Objective:
Reproduce each line from the first in the data through the line that contains "media_quota = [542, 542]" exactly; give nothing else.

Collected data:
-- BEGIN --

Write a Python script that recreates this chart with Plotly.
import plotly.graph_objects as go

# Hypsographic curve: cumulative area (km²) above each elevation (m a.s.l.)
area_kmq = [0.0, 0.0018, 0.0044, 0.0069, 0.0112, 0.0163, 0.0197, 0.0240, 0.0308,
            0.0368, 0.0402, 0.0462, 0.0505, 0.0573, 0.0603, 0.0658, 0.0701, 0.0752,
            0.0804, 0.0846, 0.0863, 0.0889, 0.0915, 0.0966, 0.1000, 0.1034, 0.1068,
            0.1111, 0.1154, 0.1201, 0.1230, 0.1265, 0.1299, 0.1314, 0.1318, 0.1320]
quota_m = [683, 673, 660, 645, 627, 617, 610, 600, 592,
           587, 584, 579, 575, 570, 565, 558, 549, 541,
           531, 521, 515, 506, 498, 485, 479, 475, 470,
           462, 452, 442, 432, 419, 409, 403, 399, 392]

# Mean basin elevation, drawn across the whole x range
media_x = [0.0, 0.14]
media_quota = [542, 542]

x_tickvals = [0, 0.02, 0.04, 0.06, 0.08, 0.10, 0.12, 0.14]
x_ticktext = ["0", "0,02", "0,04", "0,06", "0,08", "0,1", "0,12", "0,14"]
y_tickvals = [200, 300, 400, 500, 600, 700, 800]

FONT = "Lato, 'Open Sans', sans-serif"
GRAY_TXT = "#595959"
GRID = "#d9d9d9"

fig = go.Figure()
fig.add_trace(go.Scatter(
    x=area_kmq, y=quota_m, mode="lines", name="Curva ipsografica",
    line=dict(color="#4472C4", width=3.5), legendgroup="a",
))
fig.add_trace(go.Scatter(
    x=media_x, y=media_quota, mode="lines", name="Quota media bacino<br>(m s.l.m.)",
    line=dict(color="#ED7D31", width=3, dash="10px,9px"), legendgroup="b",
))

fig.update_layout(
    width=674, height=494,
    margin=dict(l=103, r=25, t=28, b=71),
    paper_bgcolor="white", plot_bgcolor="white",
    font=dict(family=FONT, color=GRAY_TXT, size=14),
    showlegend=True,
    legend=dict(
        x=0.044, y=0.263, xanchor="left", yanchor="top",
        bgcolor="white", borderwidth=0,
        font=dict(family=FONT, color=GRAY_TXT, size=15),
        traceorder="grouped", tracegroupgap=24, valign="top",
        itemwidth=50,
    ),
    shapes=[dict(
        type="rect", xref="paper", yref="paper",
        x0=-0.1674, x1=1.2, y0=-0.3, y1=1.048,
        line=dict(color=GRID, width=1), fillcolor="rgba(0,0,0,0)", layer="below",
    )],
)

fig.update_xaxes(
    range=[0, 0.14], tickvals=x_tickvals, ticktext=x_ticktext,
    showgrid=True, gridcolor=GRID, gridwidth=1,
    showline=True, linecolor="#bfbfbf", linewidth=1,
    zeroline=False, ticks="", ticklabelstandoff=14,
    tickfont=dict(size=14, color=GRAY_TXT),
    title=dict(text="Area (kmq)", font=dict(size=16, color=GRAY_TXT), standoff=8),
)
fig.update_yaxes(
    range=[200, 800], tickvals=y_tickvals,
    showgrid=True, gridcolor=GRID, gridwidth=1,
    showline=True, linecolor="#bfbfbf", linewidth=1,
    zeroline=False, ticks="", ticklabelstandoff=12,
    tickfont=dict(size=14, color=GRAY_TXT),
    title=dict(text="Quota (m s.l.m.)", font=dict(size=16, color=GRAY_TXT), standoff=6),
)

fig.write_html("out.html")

-- END --

Reply:
Write a Python script that recreates this chart with Plotly.
import plotly.graph_objects as go

# Hypsographic curve: cumulative area (km²) above each elevation (m a.s.l.)
area_kmq = [0.0, 0.0018, 0.0044, 0.0069, 0.0112, 0.0163, 0.0197, 0.0240, 0.0308,
            0.0368, 0.0402, 0.0462, 0.0505, 0.0573, 0.0603, 0.0658, 0.0701, 0.0752,
            0.0804, 0.0846, 0.0863, 0.0889, 0.0915, 0.0966, 0.1000, 0.1034, 0.1068,
            0.1111, 0.1154, 0.1201, 0.1230, 0.1265, 0.1299, 0.1314, 0.1318, 0.1320]
quota_m = [683, 673, 660, 645, 627, 617, 610, 600, 592,
           587, 584, 579, 575, 570, 565, 558, 549, 541,
           531, 521, 515, 506, 498, 485, 479, 475, 470,
           462, 452, 442, 432, 419, 409, 403, 399, 392]

# Mean basin elevation, drawn across the whole x range
media_x = [0.0, 0.14]
media_quota = [542, 542]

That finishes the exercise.